そしてその微妙な気持ちを誰にも言わずに自分の中にしまっておく奥ゆかしさも「萌える」の延長線上にありそうな気がします。
さて、私的にはここアイルランドでの春はこのような「萌え」ではなく、違った感情を抱きます。
アイルランドには四季はあるにはあるものの、徐々に変わっていくというよりも、季節の変化はある日突然起こります。
予兆なしに変化が起こります。
寒くなったり、暑くなったり、降ったり、止んだり・・・。
例えて言うならば、行方知らずだった兄貴が何の前触れもなく帰ってきたような、そんな懐かしさと突然さです。
「おー、久しぶり!元気だった?」と帰ってきた兄貴に
「もう~、お兄ちゃんどこ行ってたのよ~。心配したんだから~。」と文句のひとつも言いながらも「やった~!お兄ちゃんが帰ってきた!」
と大歓待する感覚です。
そして「帰るよ。」と言いながら帰って来ないときもある。(笑)(夏が来なかった年は悲しい思いをしました。。
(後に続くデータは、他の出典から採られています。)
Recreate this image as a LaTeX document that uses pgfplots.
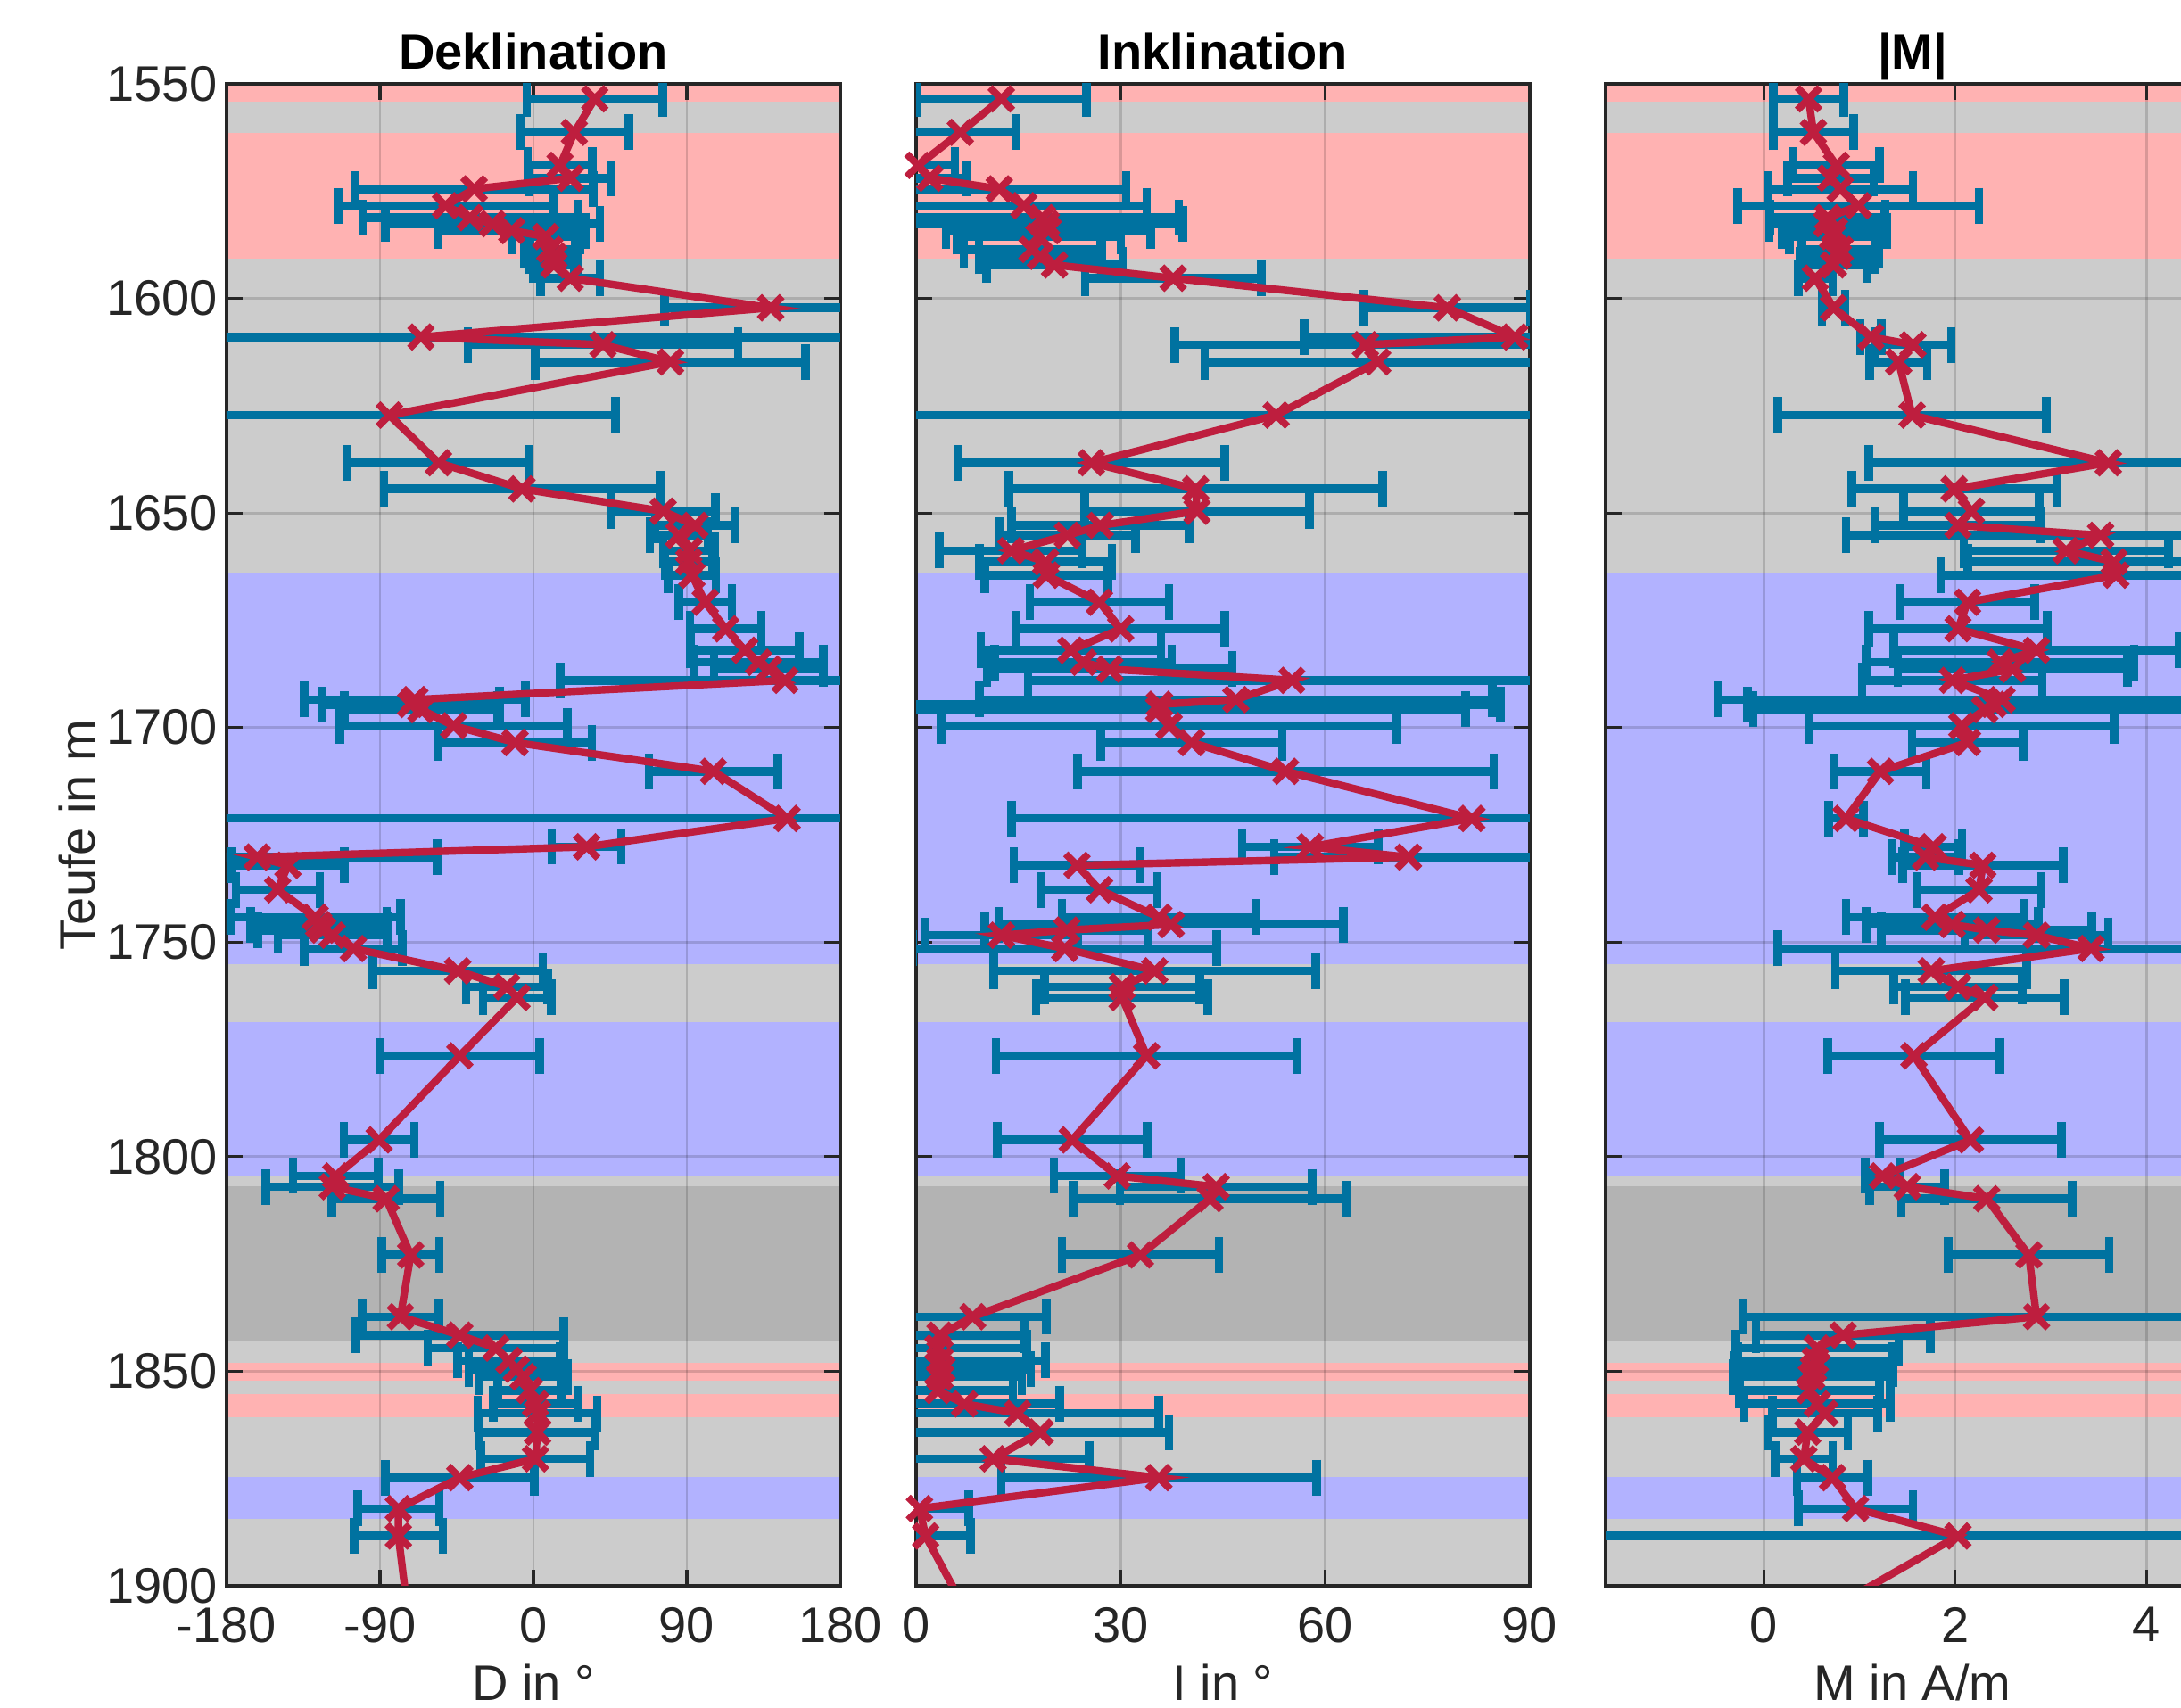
\documentclass[border=0pt]{standalone}
\usepackage{fontspec}
\setmainfont{Liberation Sans}
\usepackage{pgfplots}
\usepackage{pgfplotstable}
\pgfplotsset{compat=1.18}

\definecolor{bandred}{RGB}{255,178,178}
\definecolor{bandgray}{RGB}{204,204,204}
\definecolor{bandblue}{RGB}{178,178,255}
\definecolor{banddark}{RGB}{179,179,179}
\definecolor{linered}{RGB}{190,30,62}
\definecolor{errblue}{RGB}{0,114,160}
\definecolor{axgray}{RGB}{38,38,38}

\pgfplotstableread{
depth D dD I dI M dM
1553.5 36 40 12.5 12.5 0.47 0.37
1561.3 24 32 6.5 8.2 0.52 0.42
1569.0 15.6 19 0.3 5.4 0.76 0.45
1572.0 21.6 24 2.0 5.4 0.70 0.45
1574.5 -34.8 70 12.2 18.6 0.80 0.76
1578.4 -51.6 63 15.8 18 0.99 1.26
1581.2 -37.2 63 18.5 20 0.67 0.6
1582.6 -24 63 19.1 20 0.66 0.6
1584.2 -12.7 43 19.4 15 0.74 0.55
1585.6 7.2 20 18.0 12 0.72 0.45
1588.6 9.6 15 17.0 10 0.80 0.40
1590.2 12 14 18.2 9 0.78 0.38
1592.2 12 12 20.3 10 0.73 0.35
1595.3 21.6 17.4 37.7 12.9 0.54 0.18
1602.2 139.2 62.4 77.9 12.2 0.73 0.12
1609.0 -66 400 87.8 30.9 1.12 0.11
1610.8 40.8 79.2 65.9 28 1.56 0.40
1614.8 80.4 79.2 67.7 25.4 1.41 0.30
1627.2 -84.5 132.5 52.8 60 1.55 1.40
1638.3 -55.7 53.4 25.7 19.6 3.60 2.50
1644.4 -6.7 81 41.0 27.4 1.99 1.07
1649.6 76.1 30.6 41.2 16.5 2.17 0.71
1652.9 94.8 23.4 27.0 13 2.03 0.86
1655.2 85.2 17 22.2 10 3.52 2.66
1658.8 91.2 15 13.9 10.5 3.16 1.07
1661.4 91.2 14 19.0 9.7 3.66 1.53
1664.5 93 14 19.1 9 3.68 1.83
1670.8 100.8 15.6 26.9 10.2 2.13 0.70
1677.0 112.8 21 30.0 15.3 2.03 0.93
1682.0 124 32 22.7 13.2 2.85 1.49
1684.8 132 38 24.5 13 2.47 1.40
1686.4 138 32 28.4 18 2.60 1.20
1689.0 147.6 132 55.1 38.7 1.97 0.94
1693.5 -69.6 65 46.9 37.6 2.49 2.96
1694.6 -72 52 35.7 50 2.40 2.57
1695.8 -66 45 35.6 45 2.31 2.42
1699.6 -46.8 66.7 37.1 33.4 2.07 1.59
1703.5 -10.8 45 40.4 13.3 2.13 0.58
1710.2 105.6 37.8 54.2 30.5 1.22 0.48
1721.2 148.8 400 81.5 67.5 0.86 0.18
1727.8 31.2 20.4 57.8 10 1.77 0.30
1730.2 -162 105.6 72.2 19.7 1.69 0.35
1732.1 -144 33 23.6 9.3 2.29 0.84
1737.8 -150 24.6 26.9 8.5 2.25 0.65
1744.2 -128 50 35.6 14.2 1.79 0.93
1745.9 -126 40 37.4 25.3 1.97 0.90
1747.2 -123.6 38 22.1 12 2.33 1.10
1748.4 -118 32 12.5 11.2 2.85 0.75
1751.5 -105.6 28.8 21.8 22.3 3.42 3.27
1756.7 -44.4 49.8 35.0 23.6 1.75 1.00
1760.4 -15.6 24 30.2 11.4 2.03 0.67
1762.9 -9.6 20 30.2 12.6 2.31 0.83
1776.5 -43.2 46.8 33.8 22.1 1.57 0.90
1796.1 -90.5 20.6 22.9 11 2.16 0.95
1804.5 -116 25 29.5 9.3 1.24 0.18
1807.0 -118 39 44.0 14.1 1.50 0.39
1809.8 -86.4 31.8 43.1 20.1 2.33 0.89
1822.9 -72 16.8 32.9 11.5 2.77 0.84
1837.3 -78 22.6 8.3 10.8 2.85 3.06
1841.6 -43.2 61 3.5 12.3 0.83 0.91
1844.6 -22 40 3.2 13 0.56 0.85
1847.5 -14.4 30 3.5 15.5 0.54 0.81
1849.5 -10 28 3.8 13 0.52 0.83
1851.3 -6 26 3.5 12 0.50 0.82
1854.5 -2.4 18.6 3.2 11 0.48 0.73
1857.6 1.2 24.6 7.1 14 0.56 0.76
1859.8 2.4 35 14.9 20.7 0.64 0.55
1864.2 2.4 34 18.2 18.9 0.46 0.42
1870.4 1.2 32 11.3 14.1 0.42 0.30
1874.8 -43.2 43.8 35.6 23.1 0.72 0.37
1882.0 -79.2 24 0.5 7.2 0.96 0.60
1888.4 -79.2 26 1.4 6.6 2.03 10
1910.0 -72.5 25 8.7 8 0.34 0.4
}\datatab

\newcommand{\band}[5]{\addplot[draw=none, fill=#1, forget plot, on layer=axis background] coordinates {(#4,#2) (#5,#2) (#5,#3) (#4,#3)} -- cycle;}
\newcommand{\bands}[2]{%
\band{bandred}{1550}{1554.2}{#1}{#2}
\band{bandgray}{1554.2}{1561.4}{#1}{#2}
\band{bandred}{1561.4}{1590.7}{#1}{#2}
\band{bandgray}{1590.7}{1664}{#1}{#2}
\band{bandblue}{1664}{1755.2}{#1}{#2}
\band{bandgray}{1755.2}{1768.6}{#1}{#2}
\band{bandblue}{1768.6}{1804.4}{#1}{#2}
\band{bandgray}{1804.4}{1806.8}{#1}{#2}
\band{banddark}{1806.8}{1842.8}{#1}{#2}
\band{bandgray}{1842.8}{1848.1}{#1}{#2}
\band{bandred}{1848.1}{1852.1}{#1}{#2}
\band{bandgray}{1852.1}{1855.3}{#1}{#2}
\band{bandred}{1855.3}{1860.7}{#1}{#2}
\band{bandgray}{1860.7}{1874.7}{#1}{#2}
\band{bandblue}{1874.7}{1884.4}{#1}{#2}
\band{bandgray}{1884.4}{1900}{#1}{#2}
}

\pgfplotsset{
  panel/.style={
    set layers=standard, clip mode=individual,
    scale only axis, width=172pt, height=421pt,
    y dir=reverse, ymin=1550, ymax=1900,
    ytick={1550,1600,...,1900},
    grid=major, grid style={black, opacity=0.15, line width=0.7pt},
    tick align=inside, major tick length=4.5pt,
    tick style={axgray, line width=0.8pt},
    axis line style={axgray, line width=0.8pt},
    tick label style={font=\fontsize{14}{16}\selectfont, text=axgray},
    label style={font=\fontsize{14}{16}\selectfont, text=axgray},
    title style={font=\bfseries\fontsize{14}{16}\selectfont, at={(axis description cs:0.5,1)}, anchor=base, yshift=-1.8pt},
    xlabel style={at={(axis description cs:0.5,0)}, anchor=center, yshift=-27pt},
    yticklabel style={xshift=1pt},
    xticklabel style={yshift=-2.5pt},
    /pgf/number format/assume math mode=true,
    /pgf/number format/1000 sep={},
  },
  ebar/.style={draw=none, mark=none, forget plot,
    error bars/.cd, x dir=both, x explicit,
    error bar style={draw=errblue, line width=2.4pt},
    error mark options={rotate=90, draw=errblue, line width=2.4pt, mark size=5pt}},
  dline/.style={linered, line width=2.1pt, mark=x, mark size=4.5pt, mark options={solid, line width=2pt}},
}

\begin{document}
\begin{tikzpicture}
\begin{axis}[panel, title={Deklination}, xmin=-180, xmax=180, xtick={-180,-90,0,90,180},
  xlabel={D in °}, ylabel={Teufe in m},
  ylabel style={at={(axis description cs:-0.244,0.5)}, anchor=center}]
\bands{-180}{180}
\addplot[ebar] table[x=D, y=depth, x error=dD]{\datatab};
\addplot[dline] table[x=D, y=depth]{\datatab};
\end{axis}
\begin{axis}[panel, at={(193.25pt,0)}, title={Inklination}, xmin=0, xmax=90, xtick={0,30,60,90},
  xlabel={I in °}, yticklabels={}]
\bands{0}{90}
\addplot[ebar] table[x=I, y=depth, x error=dI]{\datatab};
\addplot[dline] table[x=I, y=depth]{\datatab};
\end{axis}
\begin{axis}[panel, at={(386.5pt,0)}, title={|M|}, xmin=-1.65, xmax=4.76, xtick={0,2,4},
  xlabel={M in A/m}, yticklabels={}]
\bands{-1.65}{4.76}
\addplot[ebar] table[x=M, y=depth, x error=dM]{\datatab};
\addplot[dline] table[x=M, y=depth]{\datatab};
\end{axis}
\pgfresetboundingbox
\path[use as bounding box] (-63.5pt,-34.25pt) rectangle (547.75pt,444.5pt);
\end{tikzpicture}
\end{document}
)
アイルランドの春はある日突然やってきます。
その日が来ると、まるで野原に花火が上がったように、ポンポンポン、と花が一斉に咲き出します。
暗転後の舞台セットのように今日と昨日とでは全く違う世界となります。
見ている私は、突然の変化に戸惑いつつも、その華やかさに目を奪われ、あっと言う間に厳しかった季節の事を忘れてしまいます。
厳しい冬があるからこそ、こんな華やかなご褒美があるのでしょうか。
そんな季節の変化に慣れているアイルランド人は、忍耐強く、突然の来訪者もこころよく迎える心温かい人々で、
どんな状況でも楽しもうとする人々です。
天候が国民性に大きな影響を与えていることは間違いないですね。
このエッセイを書き始めた2‐3日前は、まだ寒い雨の日で、外歩きも億劫な暗い日でしたが、なんと「今日」春が来たようです!!!
外はキラキラ太陽、すみきった青い空には飛行機雲が何本も描かれています。
きっと今日はあちこちで花が咲き始めているのでしょう。。。
こんな日は車を駆ってコネマラ方面でもドライブしてこようかな??
そして今日から夏時間がスタートしました。全てが1時間早めのスタートです。
PCもスマートフォーンも自動的に時間が変わりましたが、人間はそんな風には変われません。
しばらくは朝の早起きが辛そうです。